Omit every picture and return the rest of the data unaltered.

···

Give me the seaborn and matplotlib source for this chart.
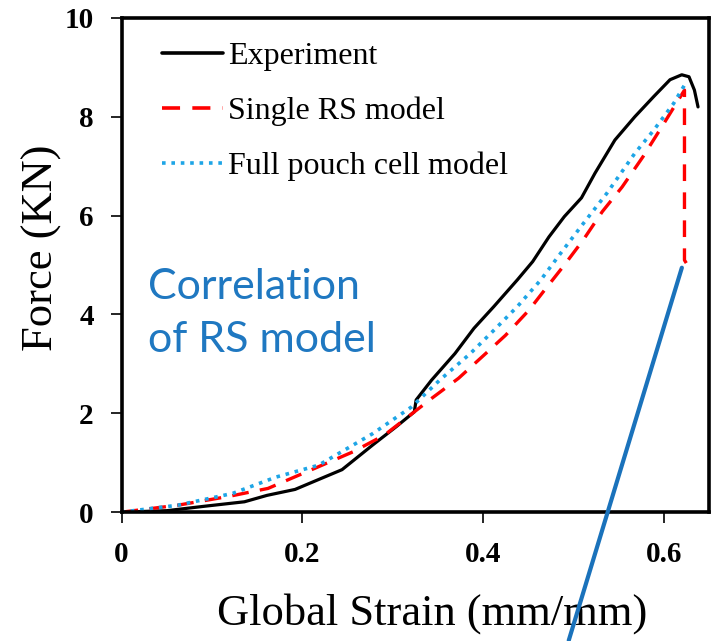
import numpy as np
import pandas as pd
import matplotlib
matplotlib.use("Agg")
import matplotlib.pyplot as plt
import seaborn as sns

exp_strain = [0.0, 0.05, 0.092, 0.136, 0.161, 0.192, 0.218, 0.244, 0.278, 0.304, 0.324, 0.326,
              0.343, 0.369, 0.390, 0.412, 0.438, 0.455, 0.473, 0.490, 0.509, 0.524, 0.546,
              0.568, 0.589, 0.607, 0.620, 0.628, 0.634, 0.638]
exp_force = [0.0, 0.03, 0.12, 0.21, 0.34, 0.46, 0.66, 0.86, 1.36, 1.73, 2.03, 2.27,
             2.67, 3.21, 3.72, 4.16, 4.70, 5.07, 5.57, 5.98, 6.36, 6.86, 7.53,
             8.00, 8.41, 8.75, 8.85, 8.81, 8.54, 8.20]

rs_strain = [0.0, 0.062, 0.119, 0.162, 0.218, 0.256, 0.291, 0.317, 0.343, 0.373, 0.403,
             0.425, 0.451, 0.468, 0.490, 0.511, 0.532, 0.554, 0.577, 0.598, 0.623, 0.623, 0.625]
rs_force = [0.0, 0.14, 0.32, 0.48, 0.92, 1.22, 1.56, 1.93, 2.30, 2.71, 3.21,
            3.58, 4.09, 4.49, 5.00, 5.51, 6.08, 6.58, 7.19, 7.80, 8.54, 5.10, 5.04]

pouch_strain = [0.0, 0.062, 0.123, 0.171, 0.218, 0.278, 0.321, 0.352, 0.386, 0.412, 0.438,
                0.464, 0.486, 0.511, 0.537, 0.568, 0.589, 0.611, 0.623]
pouch_force = [0.0, 0.14, 0.38, 0.71, 0.95, 1.59, 2.13, 2.67, 3.21, 3.68, 4.16,
               4.70, 5.24, 5.84, 6.45, 7.26, 7.73, 8.27, 8.64]

series_names = ["Experiment", "Single RS model", "Full pouch cell model"]
x_ticks = [0, 0.2, 0.4, 0.6]
x_tick_labels = ["0", "0.2", "0.4", "0.6"]
y_ticks = [0, 2, 4, 6, 8, 10]

sns.set_style("ticks")
plt.rcParams["font.family"] = ["Liberation Serif", "DejaVu Serif"]
plt.rcParams["text.color"] = "black"
plt.rcParams["axes.labelcolor"] = "black"
plt.rcParams["xtick.color"] = "black"
plt.rcParams["ytick.color"] = "black"

fig = plt.figure(figsize=(7.11, 6.41), dpi=100)
ax = fig.add_axes([0.171, 0.201, 0.826, 0.771])

sns.lineplot(x=exp_strain, y=exp_force, sort=False, estimator=None, ax=ax,
             color="black", lw=2.3, label=series_names[0])
sns.lineplot(x=rs_strain, y=rs_force, sort=False, estimator=None, ax=ax,
             color="#ff0000", lw=2.4, label=series_names[1])
sns.lineplot(x=pouch_strain, y=pouch_force, sort=False, estimator=None, ax=ax,
             color="#1ea5e6", lw=2.6, label=series_names[2])
ax.lines[1].set_linestyle((0, (5.0, 3.4)))
ax.lines[2].set_linestyle((0, (1.0, 1.6)))

ax.set_xlim(0, 0.65)
ax.set_ylim(0, 10)
ax.set_xticks(x_ticks)
ax.set_xticklabels(x_tick_labels)
ax.set_yticks(y_ticks)
for lab in ax.get_xticklabels() + ax.get_yticklabels():
    lab.set_fontweight("bold")
    lab.set_fontsize(21)
ax.tick_params(axis="both", direction="out", length=8, width=1.2, color="black")
ax.tick_params(axis="x", pad=13)
ax.tick_params(axis="y", pad=12)
for sp in ax.spines.values():
    sp.set_linewidth(2.6)
    sp.set_color("black")

ax.set_xlabel("Global Strain (mm/mm)", fontsize=32)
ax.set_ylabel("Force (KN)", fontsize=32)
ax.xaxis.set_label_coords(0.529, -0.164)
ax.yaxis.set_label_coords(-0.101, 0.536)

leg = ax.legend(loc="upper left", bbox_to_anchor=(0.02, 1.01), frameon=False,
                fontsize=23, handlelength=1.9, handletextpad=0.15, labelspacing=0.8)
for h in leg.get_lines():
    h.set_linewidth(2.6)

ax.text(0.045, 0.494, "Correlation\nof RS model", transform=ax.transAxes,
        fontsize=31, color="#1f78c1", family=["Lato", "DejaVu Sans"],
        va="top", ha="left", linespacing=1.47)

# callout line running from the end of the RS drop down past the axis
ax.annotate("", xy=(0.494, -2.65), xytext=(0.621, 5.0), xycoords="data",
            arrowprops=dict(arrowstyle="-", color="#1a72bb", lw=3.0),
            annotation_clip=False)

fig.savefig("out.png", dpi=100)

···

> [Solution to this problem]
Give me the seaborn and matplotlib source for this chart.
import numpy as np
import pandas as pd
import matplotlib
matplotlib.use("Agg")
import matplotlib.pyplot as plt
import seaborn as sns

exp_strain = [0.0, 0.05, 0.092, 0.136, 0.161, 0.192, 0.218, 0.244, 0.278, 0.304, 0.324, 0.326,
              0.343, 0.369, 0.390, 0.412, 0.438, 0.455, 0.473, 0.490, 0.509, 0.524, 0.546,
              0.568, 0.589, 0.607, 0.620, 0.628, 0.634, 0.638]
exp_force = [0.0, 0.03, 0.12, 0.21, 0.34, 0.46, 0.66, 0.86, 1.36, 1.73, 2.03, 2.27,
             2.67, 3.21, 3.72, 4.16, 4.70, 5.07, 5.57, 5.98, 6.36, 6.86, 7.53,
             8.00, 8.41, 8.75, 8.85, 8.81, 8.54, 8.20]

rs_strain = [0.0, 0.062, 0.119, 0.162, 0.218, 0.256, 0.291, 0.317, 0.343, 0.373, 0.403,
             0.425, 0.451, 0.468, 0.490, 0.511, 0.532, 0.554, 0.577, 0.598, 0.623, 0.623, 0.625]
rs_force = [0.0, 0.14, 0.32, 0.48, 0.92, 1.22, 1.56, 1.93, 2.30, 2.71, 3.21,
            3.58, 4.09, 4.49, 5.00, 5.51, 6.08, 6.58, 7.19, 7.80, 8.54, 5.10, 5.04]

pouch_strain = [0.0, 0.062, 0.123, 0.171, 0.218, 0.278, 0.321, 0.352, 0.386, 0.412, 0.438,
                0.464, 0.486, 0.511, 0.537, 0.568, 0.589, 0.611, 0.623]
pouch_force = [0.0, 0.14, 0.38, 0.71, 0.95, 1.59, 2.13, 2.67, 3.21, 3.68, 4.16,
               4.70, 5.24, 5.84, 6.45, 7.26, 7.73, 8.27, 8.64]

series_names = ["Experiment", "Single RS model", "Full pouch cell model"]
x_ticks = [0, 0.2, 0.4, 0.6]
x_tick_labels = ["0", "0.2", "0.4", "0.6"]
y_ticks = [0, 2, 4, 6, 8, 10]

sns.set_style("ticks")
plt.rcParams["font.family"] = ["Liberation Serif", "DejaVu Serif"]
plt.rcParams["text.color"] = "black"
plt.rcParams["axes.labelcolor"] = "black"
plt.rcParams["xtick.color"] = "black"
plt.rcParams["ytick.color"] = "black"

fig = plt.figure(figsize=(7.11, 6.41), dpi=100)
ax = fig.add_axes([0.171, 0.201, 0.826, 0.771])

sns.lineplot(x=exp_strain, y=exp_force, sort=False, estimator=None, ax=ax,
             color="black", lw=2.3, label=series_names[0])
sns.lineplot(x=rs_strain, y=rs_force, sort=False, estimator=None, ax=ax,
             color="#ff0000", lw=2.4, label=series_names[1])
sns.lineplot(x=pouch_strain, y=pouch_force, sort=False, estimator=None, ax=ax,
             color="#1ea5e6", lw=2.6, label=series_names[2])
ax.lines[1].set_linestyle((0, (5.0, 3.4)))
ax.lines[2].set_linestyle((0, (1.0, 1.6)))

ax.set_xlim(0, 0.65)
ax.set_ylim(0, 10)
ax.set_xticks(x_ticks)
ax.set_xticklabels(x_tick_labels)
ax.set_yticks(y_ticks)
for lab in ax.get_xticklabels() + ax.get_yticklabels():
    lab.set_fontweight("bold")
    lab.set_fontsize(21)
ax.tick_params(axis="both", direction="out", length=8, width=1.2, color="black")
ax.tick_params(axis="x", pad=13)
ax.tick_params(axis="y", pad=12)
for sp in ax.spines.values():
    sp.set_linewidth(2.6)
    sp.set_color("black")

ax.set_xlabel("Global Strain (mm/mm)", fontsize=32)
ax.set_ylabel("Force (KN)", fontsize=32)
ax.xaxis.set_label_coords(0.529, -0.164)
ax.yaxis.set_label_coords(-0.101, 0.536)

leg = ax.legend(loc="upper left", bbox_to_anchor=(0.02, 1.01), frameon=False,
                fontsize=23, handlelength=1.9, handletextpad=0.15, labelspacing=0.8)
for h in leg.get_lines():
    h.set_linewidth(2.6)

ax.text(0.045, 0.494, "Correlation\nof RS model", transform=ax.transAxes,
        fontsize=31, color="#1f78c1", family=["Lato", "DejaVu Sans"],
        va="top", ha="left", linespacing=1.47)

# callout line running from the end of the RS drop down past the axis
ax.annotate("", xy=(0.494, -2.65), xytext=(0.621, 5.0), xycoords="data",
            arrowprops=dict(arrowstyle="-", color="#1a72bb", lw=3.0),
            annotation_clip=False)

fig.savefig("out.png", dpi=100)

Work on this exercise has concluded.